• _Dataset records_
····················
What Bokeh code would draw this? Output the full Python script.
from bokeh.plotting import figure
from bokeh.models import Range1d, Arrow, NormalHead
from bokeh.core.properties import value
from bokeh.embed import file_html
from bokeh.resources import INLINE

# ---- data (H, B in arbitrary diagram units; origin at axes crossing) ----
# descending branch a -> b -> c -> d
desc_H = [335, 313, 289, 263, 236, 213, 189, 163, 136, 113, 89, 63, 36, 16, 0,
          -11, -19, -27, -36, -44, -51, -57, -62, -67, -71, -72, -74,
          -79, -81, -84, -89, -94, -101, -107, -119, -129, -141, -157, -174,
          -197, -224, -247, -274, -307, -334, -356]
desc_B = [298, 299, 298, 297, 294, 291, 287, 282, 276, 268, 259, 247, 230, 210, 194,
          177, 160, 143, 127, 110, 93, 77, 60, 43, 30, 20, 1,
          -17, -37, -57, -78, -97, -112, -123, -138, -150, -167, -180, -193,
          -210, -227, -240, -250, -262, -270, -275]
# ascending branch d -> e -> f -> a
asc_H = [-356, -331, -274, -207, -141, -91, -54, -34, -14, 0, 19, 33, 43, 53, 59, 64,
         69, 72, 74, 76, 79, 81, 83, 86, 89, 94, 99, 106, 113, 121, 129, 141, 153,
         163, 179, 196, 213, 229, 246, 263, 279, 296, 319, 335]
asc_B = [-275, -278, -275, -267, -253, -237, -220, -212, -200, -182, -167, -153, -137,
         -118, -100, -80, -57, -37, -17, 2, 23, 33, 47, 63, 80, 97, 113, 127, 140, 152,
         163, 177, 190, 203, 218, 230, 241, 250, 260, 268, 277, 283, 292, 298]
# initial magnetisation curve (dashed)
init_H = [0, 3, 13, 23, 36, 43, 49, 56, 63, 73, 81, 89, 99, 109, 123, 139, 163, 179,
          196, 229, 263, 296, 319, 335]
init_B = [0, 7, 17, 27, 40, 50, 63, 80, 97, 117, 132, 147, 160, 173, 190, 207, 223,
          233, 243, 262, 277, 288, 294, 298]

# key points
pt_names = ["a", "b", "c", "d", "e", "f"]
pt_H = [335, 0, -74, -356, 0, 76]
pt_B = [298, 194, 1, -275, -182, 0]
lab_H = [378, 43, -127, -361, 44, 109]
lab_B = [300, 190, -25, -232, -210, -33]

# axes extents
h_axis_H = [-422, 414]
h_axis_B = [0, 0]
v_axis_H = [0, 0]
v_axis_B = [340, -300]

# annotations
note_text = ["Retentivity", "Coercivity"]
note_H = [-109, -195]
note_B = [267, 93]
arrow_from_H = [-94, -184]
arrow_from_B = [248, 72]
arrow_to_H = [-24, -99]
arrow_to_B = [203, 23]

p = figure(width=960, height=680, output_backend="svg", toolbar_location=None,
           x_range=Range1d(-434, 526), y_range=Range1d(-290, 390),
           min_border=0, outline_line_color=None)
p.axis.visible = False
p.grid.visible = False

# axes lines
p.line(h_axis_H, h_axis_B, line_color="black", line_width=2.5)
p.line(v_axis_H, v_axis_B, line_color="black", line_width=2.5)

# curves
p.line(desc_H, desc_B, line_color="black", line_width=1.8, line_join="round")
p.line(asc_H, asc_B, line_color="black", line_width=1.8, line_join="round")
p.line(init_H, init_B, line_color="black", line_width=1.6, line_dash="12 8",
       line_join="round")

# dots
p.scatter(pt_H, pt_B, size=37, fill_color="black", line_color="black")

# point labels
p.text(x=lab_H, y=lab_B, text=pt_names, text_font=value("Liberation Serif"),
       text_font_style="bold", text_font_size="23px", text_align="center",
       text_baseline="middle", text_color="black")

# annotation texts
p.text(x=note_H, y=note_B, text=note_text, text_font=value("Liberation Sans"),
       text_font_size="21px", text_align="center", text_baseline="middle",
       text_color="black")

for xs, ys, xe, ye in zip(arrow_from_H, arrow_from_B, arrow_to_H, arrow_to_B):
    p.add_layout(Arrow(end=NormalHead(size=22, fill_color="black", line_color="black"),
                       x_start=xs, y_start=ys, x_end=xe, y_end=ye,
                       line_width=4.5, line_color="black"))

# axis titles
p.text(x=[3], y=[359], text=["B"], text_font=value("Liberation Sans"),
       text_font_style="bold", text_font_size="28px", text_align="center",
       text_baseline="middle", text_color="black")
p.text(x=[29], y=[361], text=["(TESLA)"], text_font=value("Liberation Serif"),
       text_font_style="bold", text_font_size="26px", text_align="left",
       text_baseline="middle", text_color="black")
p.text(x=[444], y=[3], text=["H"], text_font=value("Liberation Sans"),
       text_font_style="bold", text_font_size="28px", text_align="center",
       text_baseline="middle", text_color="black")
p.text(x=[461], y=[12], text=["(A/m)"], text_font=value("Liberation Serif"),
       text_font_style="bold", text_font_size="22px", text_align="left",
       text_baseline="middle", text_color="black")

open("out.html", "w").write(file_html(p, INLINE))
····················
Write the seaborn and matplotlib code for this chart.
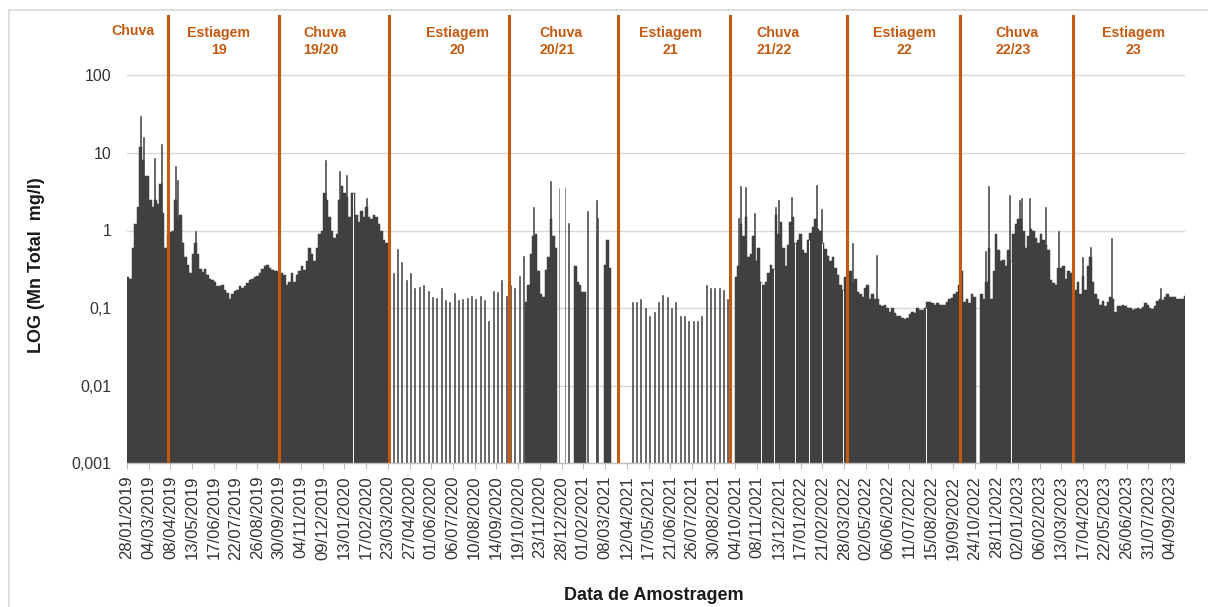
····················
Among the entries above, locate the lines containing "What Bokeh code" and "from bokeh.resources import INLINE", and transcribe exactly those two lines and all lines between.

What Bokeh code would draw this? Output the full Python script.
from bokeh.plotting import figure
from bokeh.models import Range1d, Arrow, NormalHead
from bokeh.core.properties import value
from bokeh.embed import file_html
from bokeh.resources import INLINE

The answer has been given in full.